Alla fine della storia io mi domando se in un mondo del calcio professionistico organizzato per società per azioni, dove il fine societario è economico, e dove l’80 per cento delle società soffre di sovraindebitamento, i club calcistici della serie A possano seriamente rinunciare all’apporto economico in termini di fatturato di Milan, Juve e Inter o piuttosto le loro proteste non assomiglino piuttosto all’abbaiare di una muta di cani impedita a raggiungere un osso.

Qualche ben pensante obbietterà che in questo modo i ricchi diventano più ricchi e i poveri più poveri , ma dimenticano che noi viviamo in una società capitalista.

Nel rugby la super league esiste da anni ( Top 14°), cosi come nel Basket e nessun ululato si è mai levato al cielo.
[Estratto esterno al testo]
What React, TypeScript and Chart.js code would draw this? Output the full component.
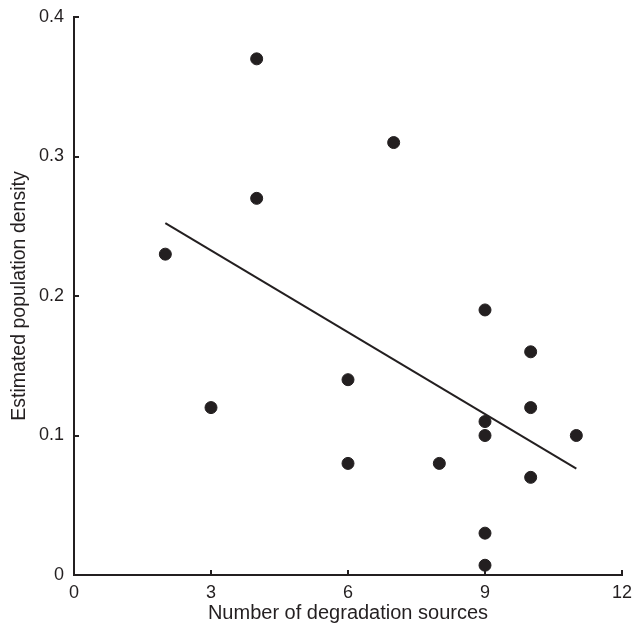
import React, { useEffect, useRef } from "react";
import { Chart, registerables } from "chart.js";

Chart.register(...registerables);

const sourcesX: number[] = [2, 3, 4, 4, 6, 6, 7, 8, 9, 9, 9, 9, 9, 10, 10, 10, 11];
const densityY: number[] = [0.23, 0.12, 0.37, 0.27, 0.14, 0.08, 0.31, 0.08, 0.19, 0.11, 0.1, 0.03, 0.007, 0.16, 0.12, 0.07, 0.1];
const fitX: number[] = [2, 11];
const fitY: number[] = [0.2523, 0.0763];
const xTicks: number[] = [0, 3, 6, 9, 12];
const yTicks: number[] = [0, 0.1, 0.2, 0.3, 0.4];

const INK = "#231f20";
const FONT = "'Liberation Sans', Arial, Helvetica, sans-serif";

const innerTicks = {
  id: "innerTicks",
  afterDraw(chart: any) {
    const { ctx, chartArea, scales } = chart;
    ctx.save();
    ctx.strokeStyle = INK;
    ctx.lineWidth = 2;
    const len = 5;
    xTicks.forEach((v) => {
      if (v === 0) return;
      const px = Math.round(scales.x.getPixelForValue(v));
      ctx.beginPath();
      ctx.moveTo(px, chartArea.bottom);
      ctx.lineTo(px, chartArea.bottom - len);
      ctx.stroke();
    });
    yTicks.forEach((v) => {
      if (v === 0) return;
      const py = Math.round(scales.y.getPixelForValue(v));
      ctx.beginPath();
      ctx.moveTo(chartArea.left, py);
      ctx.lineTo(chartArea.left + len, py);
      ctx.stroke();
    });
    ctx.restore();
  },
};

export default function App() {
  const ref = useRef<HTMLCanvasElement | null>(null);

  useEffect(() => {
    if (!ref.current) return;
    const points = sourcesX.map((x, i) => ({ x, y: densityY[i] }));
    const fit = fitX.map((x, i) => ({ x, y: fitY[i] }));
    const chart = new Chart(ref.current, {
      type: "scatter",
      data: {
        datasets: [
          {
            type: "line",
            data: fit,
            borderColor: INK,
            borderWidth: 2,
            pointRadius: 0,
            fill: false,
            order: 2,
          } as any,
          {
            data: points,
            backgroundColor: INK,
            borderColor: INK,
            borderWidth: 1,
            pointRadius: 6,
            order: 1,
          },
        ],
      },
      options: {
        animation: false,
        responsive: false,
        maintainAspectRatio: false,
        layout: { padding: { top: 17, right: 11, left: 0, bottom: 0 } },
        plugins: {
          legend: { display: false },
          tooltip: { enabled: false },
        },
        scales: {
          x: {
            type: "linear",
            min: 0,
            max: 12,
            afterBuildTicks: (scale: any) => {
              scale.ticks = xTicks.map((v) => ({ value: v }));
            },
            afterFit: (scale: any) => {
              scale.height = 53;
              scale.paddingLeft = 0;
              scale.paddingRight = 0;
            },
            grid: { display: true, drawOnChartArea: false, drawTicks: false },
            border: { display: true, color: INK, width: 2 },
            ticks: {
              color: INK,
              padding: 7,
              font: { family: FONT, size: 18 },
              maxRotation: 0,
              callback: (v: any) => String(v),
            },
            title: {
              display: true,
              text: "Number of degradation sources",
              color: INK,
              font: { family: FONT, size: 20 },
              padding: { top: 0, bottom: 3 },
            },
          },
          y: {
            type: "linear",
            min: 0,
            max: 0.4,
            afterBuildTicks: (scale: any) => {
              scale.ticks = yTicks.map((v) => ({ value: v }));
            },
            afterFit: (scale: any) => {
              scale.width = 74;
              scale.paddingTop = 0;
              scale.paddingBottom = 0;
            },
            grid: { display: true, drawOnChartArea: false, drawTicks: false },
            border: { display: true, color: INK, width: 2 },
            ticks: {
              color: INK,
              padding: 10,
              font: { family: FONT, size: 18 },
              callback: (v: any) => (v === 0 ? "0" : Number(v).toFixed(1)),
            },
            title: {
              display: true,
              text: "Estimated population density",
              color: INK,
              font: { family: FONT, size: 19.5 },
              padding: { top: 8, bottom: 0 },
            },
          },
        },
      },
      plugins: [innerTicks],
    });
    return () => chart.destroy();
  }, []);

  return (
    <div style={{ position: "fixed", left: 0, top: 0, width: 633, height: 628, background: "#fff" }}>
      <canvas ref={ref} width={633} height={628} style={{ width: 633, height: 628, display: "block" }} />
    </div>
  );
}
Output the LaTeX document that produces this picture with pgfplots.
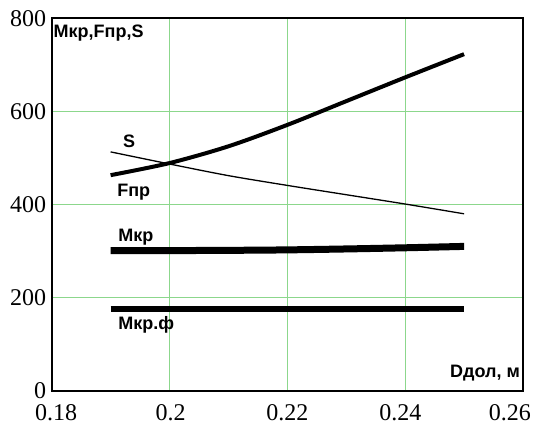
\documentclass[border=0pt]{standalone}
\usepackage{pgfplots}
\pgfplotsset{compat=1.18}
\usepackage{fontspec}
\setmainfont{Liberation Serif}
\newfontfamily\labfont{Liberation Sans}
\definecolor{gridgreen}{RGB}{140,215,140}
\newcommand\lbl{\labfont\bfseries\fontsize{18}{18}\selectfont}
\begin{document}
\begin{tikzpicture}
\useasboundingbox (-51.7pt,-36.3pt) rectangle (482.3pt,390.7pt);
\begin{axis}[
  at={(0,0)}, anchor=south west,
  scale only axis, width=471.3pt, height=372.4pt,
  xmin=0.18, xmax=0.26, ymin=0, ymax=800,
  xtick={0.18,0.2,0.22,0.24,0.26},
  xticklabels={\makebox[0pt]{\hspace*{8.6pt}0.18},\makebox[0pt]{\hspace*{2pt}0.2},0.22,\makebox[0pt]{\hspace*{-9.4pt}0.24},\makebox[0pt]{\hspace*{-26pt}0.26}},
  ytick={0,200,400,600,800},
  yticklabels={0,200,400,600,800},
  grid=major, major grid style={gridgreen, line width=0.8pt},
  major tick length=0pt,
  axis line style={line width=1.7pt},
  tick label style={font=\fontsize{24}{26}\selectfont},
  xticklabel style={anchor=base, yshift=-29.3pt},
  yticklabel style={anchor=east, xshift=-2pt},
  /pgf/number format/assume math mode=true,
  every axis plot/.append style={black},
]
% F_pr
\addplot[line width=4pt, smooth] coordinates {
(0.19,463) (0.20,489) (0.21,525) (0.22,571) (0.23,622) (0.24,673) (0.25,723)};
% S
\addplot[line width=1.3pt, smooth] coordinates {
(0.19,513) (0.20,487) (0.21,462) (0.22,441) (0.23,421) (0.24,401) (0.25,380)};
% M_kr
\addplot[line width=7pt, smooth] coordinates {
(0.19,301) (0.20,301) (0.21,301.5) (0.22,302.5) (0.23,304.5) (0.24,307) (0.25,310)};
% M_kr.f
\addplot[line width=5.5pt] coordinates {
(0.19,175) (0.25,175)};

\node[anchor=base west, inner sep=0, font=\lbl] at (axis cs:0.1803,759) {Mкр,Fпр,S};
\node[anchor=base west, inner sep=0, font=\lbl] at (axis cs:0.1921,523) {S};
\node[anchor=base west, inner sep=0, font=\lbl] at (axis cs:0.1911,417) {Fпр};
\node[anchor=base west, inner sep=0, font=\lbl] at (axis cs:0.1913,320) {Mкр};
\node[anchor=base west, inner sep=0, font=\lbl] at (axis cs:0.1913,131) {Mкр.ф};
\node[anchor=base east, inner sep=0, font=\lbl] at (axis cs:0.2595,27.3) {Dдол, м};
\end{axis}
\end{tikzpicture}
\end{document}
E’ normale che le Federazioni nazionali e la Uefa facciano di tutto per impedire la nascita di una nuova impresa concorrente (la superleague) che inciderebbe in negativo sui loro fatturati ma società (fonte calcio e finanza) indebitate al 30 giugno scorso come l’Inter per 245 milioni, la Juve per 385 milioni, il Milan per 103 milioni e e la stessa Roma5al di fuori per ora dal progetto),per 300 milioni, non rinunceranno alla loro iniziativa tanto facilmente, sopratutto se questa sarà come sembra, apportatrice di ricchezza. No, la partita non è finita, ne vedremo delle belle.